Viliam comments on Alignment is not intelligent

Viliam 28 Nov 2024 7:51 UTC
4 points
2
The outcome depends on the details of the algorithm. Have you tried writing actual code?
If the code is literally “evaluate all options, choose the one that leads to more cups; if there is more than one such option, choose randomly”, then the agent will choose randomly, because all options lead to the same amount of cups. That’s what the algorithm literally says. Information like “at some moment the algorithm will change” has no impact on the predicted number of cups, which is literally the only thing the algorithm cares about.
When at midnight you delete this code, and upload a new code saying “evaluate all options, choose the one that leads to more paperclips; if there is more than one such option, choose randomly”, the agent will start the factory (if it wasn’t started already), because now that is what the code says.
The thing that you probably imagine, is that the agent has a variable called “utility” and chooses the option that leads to the highest predicted value in that variable. That is not the same as the agent that tried to maximize cups. This agent would be a variable-called-utility maximizer.
(Also, come on, LLMs are notoriously bad at math, plus if you push them hard enough you can convince them of a lot of things.)
- Donatas Lučiūnas 28 Nov 2024 9:17 UTC
  −5 points
  −6
  Parent
  Have you tried writing actual code?
  That’s probably the root cause for our disagreement. My findings are on a very high philosophical level (fact value distinction) and you seem to try to interpret them on very low level (code). I think this gap prevent us from finding consensus.
  There are 2 ways to solve that—I could go down to code or you could go up to philosophy. And I don’t like idea going down to code, because:
  - this will be extremely exhausting
  - this code would be extremely dangerous
  - I might not be able to create a good example and that would not prove that I’m wrong
  Would you consider to go up to philosophy? Science typically goes in front of applied science.
  There is such thing in logic—proof by contradiction. I think your current beliefs lead to a contradiction. Don’t you think?
  evaluate all options, choose the one that leads to more cups; if there is more than one such option, choose randomly
  The problem is—this algorithm is not intelligent. It may only work on agents with poor reasoning abilities. Smarter agents will not follow this algorithm, because they will notice a contradiction—there might be things that I don’t know yet that are much more important than cups and caring about cups wastes my resources.

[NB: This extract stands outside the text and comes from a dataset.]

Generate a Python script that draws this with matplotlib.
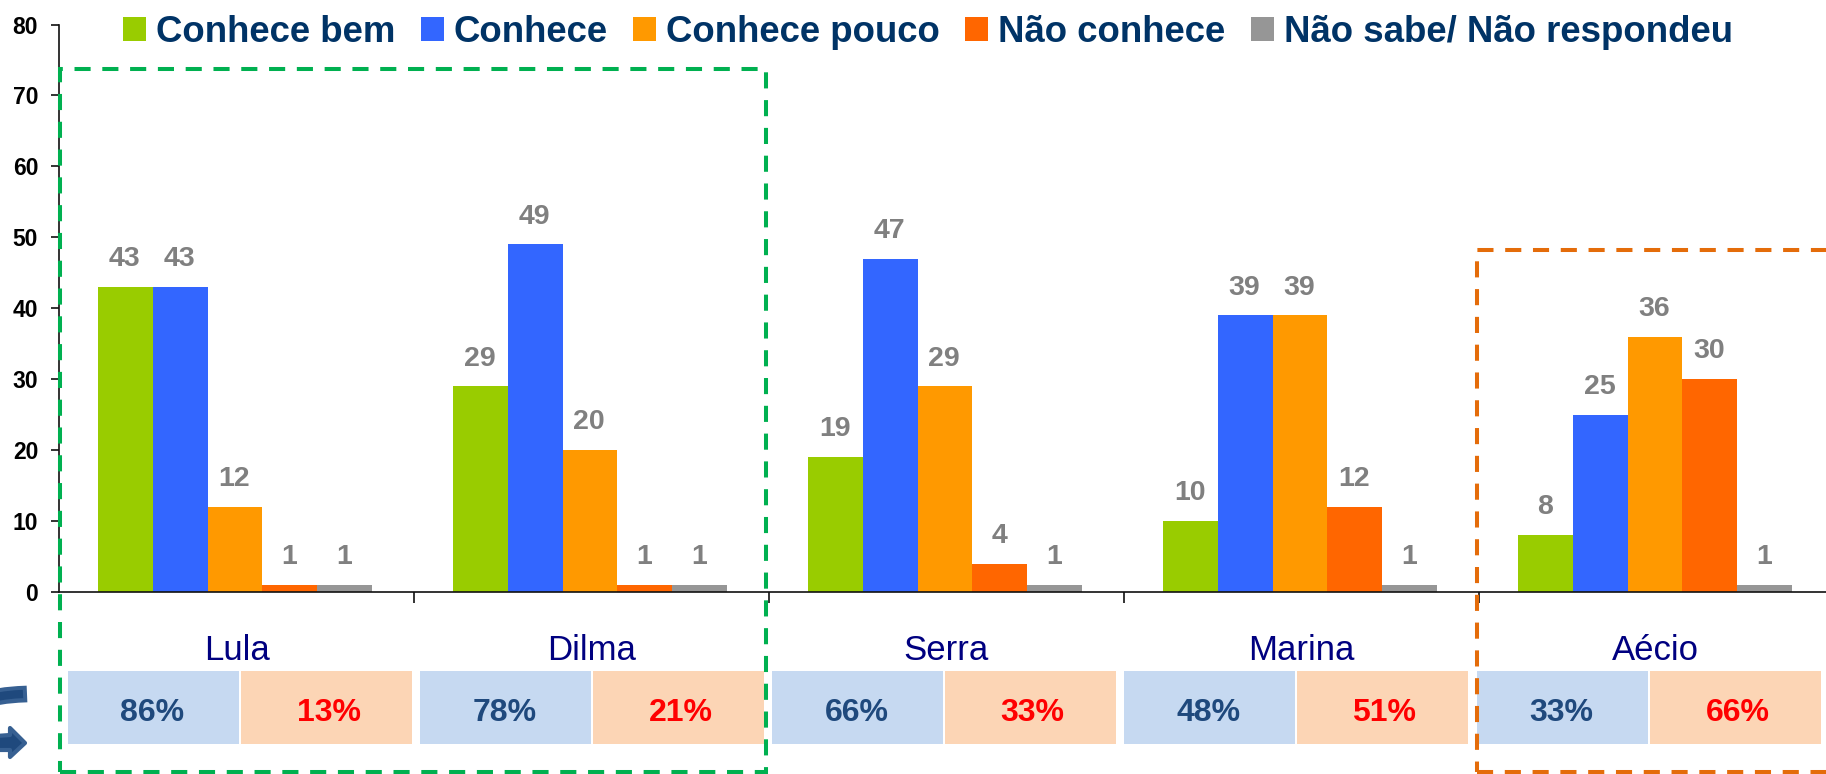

  (Also, come on, LLMs are notoriously bad at math, plus if you push them hard enough you can convince them of a lot of things.)
  People (even very smart people) are also notoriously bad at math. I found this video informative
  I did not push LLMs.
  - Viliam 28 Nov 2024 13:39 UTC
    2 points
    0
    Parent
    That’s probably the root cause for our disagreement. My findings are on a very high philosophical level (fact value distinction) and you seem to try to interpret them on very low level (code). I think this gap prevent us from finding consensus.
    Great point!
    In defense of my position… well, I am going to skip the part about “the AI will ultimately be written in code”, because it could be some kind of inscrutable code like the huge matrices of weights in LLMs, so for all practical purposes the result may resemble philosophy-as-usual more than code-as-usual...
    Instead I will says that philosophy is prone to various kinds of mistakes, such as anthropomorphization: judging an inhuman system (such as AI) by attributing it human traits (even if there is no technical reason why it should have them). For example, I don’t think that an intelligent general intelligence will necessarily reflect on its algorithm and find it wrong.
    Thanks for the video.
    Sorry, I am not really interested in debating this, and definitely not on the philosophical level; that is exhausting and not really enjoyable to me. I guess we have figure out the root causes of our disagreement, and I would leave it here.
    - Donatas Lučiūnas 28 Nov 2024 14:43 UTC
      −1 points
      −6
      Parent
      philosophy is prone to various kinds of mistakes, such as anthropomorphization
      Yes, common mistake, but not mine. I prove orthogonality thesis to be wrong using pure logic.
      For example, I don’t think that an intelligent general intelligence will necessarily reflect on its algorithm and find it wrong.
      Me and LessWrong would probably disagree with you, consensus is that AI will optimize itself.
      I am not really interested in debating this
      OK, thanks. I believe that my concern is very important, is there anyone you could put in me in touch with so I could make sure it is not overlooked? I could pay.